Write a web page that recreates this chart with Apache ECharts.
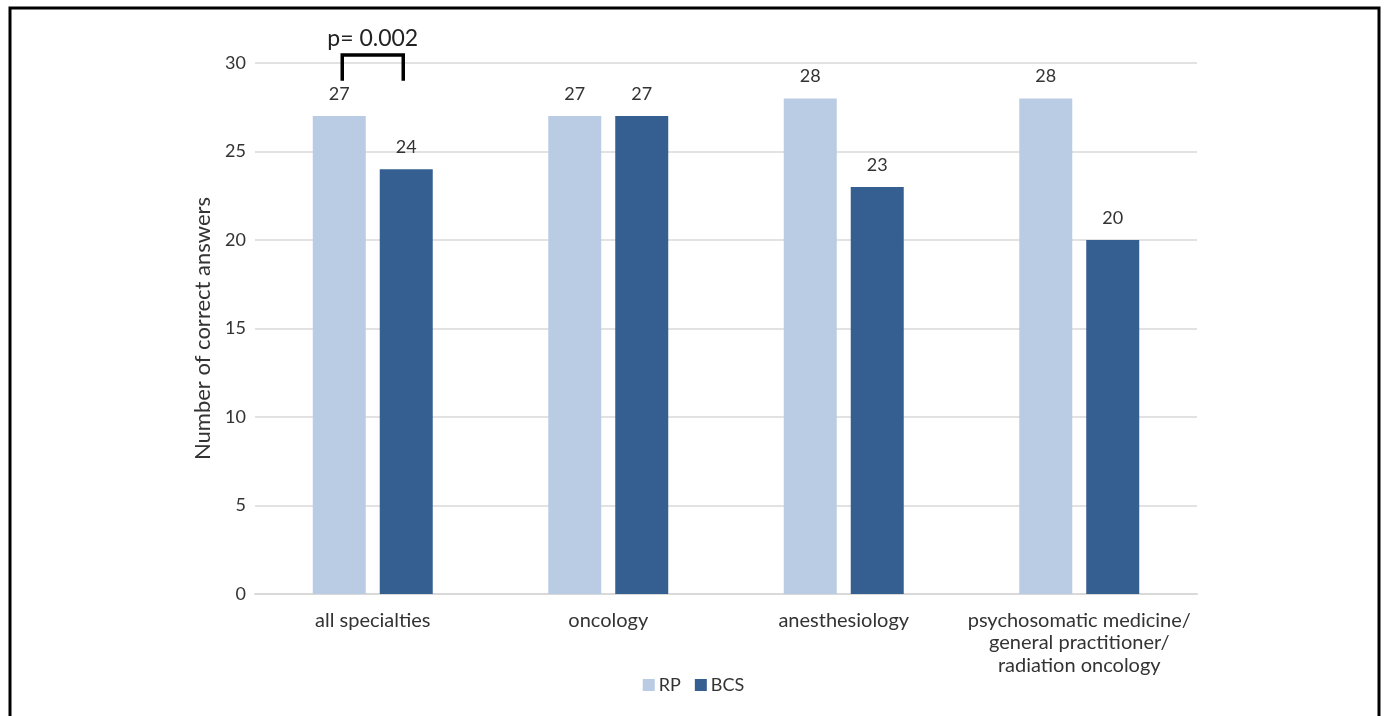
<!DOCTYPE html>
<html>
<head>
<meta charset="utf-8">
<script src="https://cdn.jsdelivr.net/npm/echarts@6/dist/echarts.min.js"></script>
<style>
  html, body { margin: 0; padding: 0; background: #fff; }
  #chart { width: 1387px; height: 716px; }
</style>
</head>
<body>
<div id="chart"></div>
<script>
// Specialty groups on the x axis
const categories = [
  'all specialties',
  'oncology',
  'anesthesiology',
  'psychosomatic medicine/\ngeneral practitioner/\nradiation oncology'
];
// Correct answers per group
const rpValues = [27, 27, 28, 28];
const bcsValues = [24, 27, 23, 20];
const seriesNames = ['RP', 'BCS'];
// Significance annotation for the first group
const pLabel = 'p= 0.002';
const pCategoryIndex = 0;
const pBracketTop = 30.45;
const pBracketBottom = 29.0;
const pTextLevel = 31.4;

const FONT = 'Lato, "Open Sans", sans-serif';
const TEXT = '#333333';
const BAR_W = 53;
const BAR_GAP = 14;
const FS = 18;

const chart = echarts.init(document.getElementById('chart'));

chart.setOption({
  animation: false,
  textStyle: { fontFamily: FONT },
  graphic: [{
    type: 'rect',
    shape: { x: 10, y: 8, width: 1369, height: 740 },
    style: { fill: 'none', stroke: '#000', lineWidth: 3 },
    z: 100
  }],
  grid: { left: 255, right: 190, top: 63, bottom: 122 },
  legend: {
    data: seriesNames,
    bottom: 17,
    left: 'center',
    itemWidth: 12,
    itemHeight: 12,
    itemGap: 14,
    icon: 'rect',
    textStyle: { fontSize: FS, color: TEXT, fontFamily: FONT, padding: [0, 0, 0, -1] }
  },
  xAxis: {
    type: 'category',
    data: categories,
    axisLine: { lineStyle: { color: '#D9D9D9', width: 2 } },
    axisTick: { show: false },
    axisLabel: {
      color: TEXT, fontSize: 20, lineHeight: 22.5, margin: 15,
      fontFamily: FONT, interval: 0, align: 'center'
    }
  },
  yAxis: {
    type: 'value',
    min: 0, max: 30, interval: 5,
    name: 'Number of correct answers',
    nameLocation: 'middle',
    nameGap: 39,
    nameTextStyle: { color: TEXT, fontSize: 22, fontFamily: FONT },
    axisLine: { show: false },
    axisTick: { show: false },
    axisLabel: { color: TEXT, fontSize: FS, margin: 9, fontFamily: FONT },
    splitLine: { lineStyle: { color: '#D9D9D9', width: 1.5 } }
  },
  series: [
    {
      name: seriesNames[0],
      type: 'bar',
      data: rpValues,
      barWidth: BAR_W,
      barGap: (BAR_GAP / BAR_W * 100).toFixed(1) + '%',
      itemStyle: { color: '#B9CCE4' },
      label: { show: true, position: 'top', distance: 13, color: TEXT, fontSize: FS, fontFamily: FONT }
    },
    {
      name: seriesNames[1],
      type: 'bar',
      data: bcsValues,
      barWidth: BAR_W,
      itemStyle: { color: '#355F91' },
      label: { show: true, position: 'top', distance: 13, color: TEXT, fontSize: FS, fontFamily: FONT }
    },
    {
      // bracket linking the two bars of one group, with the p-value above
      type: 'custom',
      silent: true,
      clip: false,
      data: [[pCategoryIndex, pBracketTop]],
      renderItem: function (params, api) {
        const top = api.coord([api.value(0), pBracketTop]);
        const bottom = api.coord([api.value(0), pBracketBottom]);
        const textPt = api.coord([api.value(0), pTextLevel]);
        const half = (BAR_W + BAR_GAP) / 2 - 3;
        const cx = top[0];
        return {
          type: 'group',
          children: [
            {
              type: 'polyline',
              shape: { points: [[cx - half, bottom[1]], [cx - half, top[1]], [cx + half, top[1]], [cx + half, bottom[1]]] },
              style: { stroke: '#000', lineWidth: 3.5, fill: null, lineJoin: 'miter' }
            },
            {
              type: 'text',
              x: cx, y: textPt[1],
              style: {
                text: pLabel, fill: '#222', fontSize: 23, fontFamily: FONT,
                align: 'center', verticalAlign: 'middle'
              }
            }
          ]
        };
      }
    }
  ]
});
</script>
</body>
</html>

*What you will do*:
Go through the data above and transcribe it in full, omitting any image.

*Complete answer*:
Write a web page that recreates this chart with Apache ECharts.
<!DOCTYPE html>
<html>
<head>
<meta charset="utf-8">
<script src="https://cdn.jsdelivr.net/npm/echarts@6/dist/echarts.min.js"></script>
<style>
  html, body { margin: 0; padding: 0; background: #fff; }
  #chart { width: 1387px; height: 716px; }
</style>
</head>
<body>
<div id="chart"></div>
<script>
// Specialty groups on the x axis
const categories = [
  'all specialties',
  'oncology',
  'anesthesiology',
  'psychosomatic medicine/\ngeneral practitioner/\nradiation oncology'
];
// Correct answers per group
const rpValues = [27, 27, 28, 28];
const bcsValues = [24, 27, 23, 20];
const seriesNames = ['RP', 'BCS'];
// Significance annotation for the first group
const pLabel = 'p= 0.002';
const pCategoryIndex = 0;
const pBracketTop = 30.45;
const pBracketBottom = 29.0;
const pTextLevel = 31.4;

const FONT = 'Lato, "Open Sans", sans-serif';
const TEXT = '#333333';
const BAR_W = 53;
const BAR_GAP = 14;
const FS = 18;

const chart = echarts.init(document.getElementById('chart'));

chart.setOption({
  animation: false,
  textStyle: { fontFamily: FONT },
  graphic: [{
    type: 'rect',
    shape: { x: 10, y: 8, width: 1369, height: 740 },
    style: { fill: 'none', stroke: '#000', lineWidth: 3 },
    z: 100
  }],
  grid: { left: 255, right: 190, top: 63, bottom: 122 },
  legend: {
    data: seriesNames,
    bottom: 17,
    left: 'center',
    itemWidth: 12,
    itemHeight: 12,
    itemGap: 14,
    icon: 'rect',
    textStyle: { fontSize: FS, color: TEXT, fontFamily: FONT, padding: [0, 0, 0, -1] }
  },
  xAxis: {
    type: 'category',
    data: categories,
    axisLine: { lineStyle: { color: '#D9D9D9', width: 2 } },
    axisTick: { show: false },
    axisLabel: {
      color: TEXT, fontSize: 20, lineHeight: 22.5, margin: 15,
      fontFamily: FONT, interval: 0, align: 'center'
    }
  },
  yAxis: {
    type: 'value',
    min: 0, max: 30, interval: 5,
    name: 'Number of correct answers',
    nameLocation: 'middle',
    nameGap: 39,
    nameTextStyle: { color: TEXT, fontSize: 22, fontFamily: FONT },
    axisLine: { show: false },
    axisTick: { show: false },
    axisLabel: { color: TEXT, fontSize: FS, margin: 9, fontFamily: FONT },
    splitLine: { lineStyle: { color: '#D9D9D9', width: 1.5 } }
  },
  series: [
    {
      name: seriesNames[0],
      type: 'bar',
      data: rpValues,
      barWidth: BAR_W,
      barGap: (BAR_GAP / BAR_W * 100).toFixed(1) + '%',
      itemStyle: { color: '#B9CCE4' },
      label: { show: true, position: 'top', distance: 13, color: TEXT, fontSize: FS, fontFamily: FONT }
    },
    {
      name: seriesNames[1],
      type: 'bar',
      data: bcsValues,
      barWidth: BAR_W,
      itemStyle: { color: '#355F91' },
      label: { show: true, position: 'top', distance: 13, color: TEXT, fontSize: FS, fontFamily: FONT }
    },
    {
      // bracket linking the two bars of one group, with the p-value above
      type: 'custom',
      silent: true,
      clip: false,
      data: [[pCategoryIndex, pBracketTop]],
      renderItem: function (params, api) {
        const top = api.coord([api.value(0), pBracketTop]);
        const bottom = api.coord([api.value(0), pBracketBottom]);
        const textPt = api.coord([api.value(0), pTextLevel]);
        const half = (BAR_W + BAR_GAP) / 2 - 3;
        const cx = top[0];
        return {
          type: 'group',
          children: [
            {
              type: 'polyline',
              shape: { points: [[cx - half, bottom[1]], [cx - half, top[1]], [cx + half, top[1]], [cx + half, bottom[1]]] },
              style: { stroke: '#000', lineWidth: 3.5, fill: null, lineJoin: 'miter' }
            },
            {
              type: 'text',
              x: cx, y: textPt[1],
              style: {
                text: pLabel, fill: '#222', fontSize: 23, fontFamily: FONT,
                align: 'center', verticalAlign: 'middle'
              }
            }
          ]
        };
      }
    }
  ]
});
</script>
</body>
</html>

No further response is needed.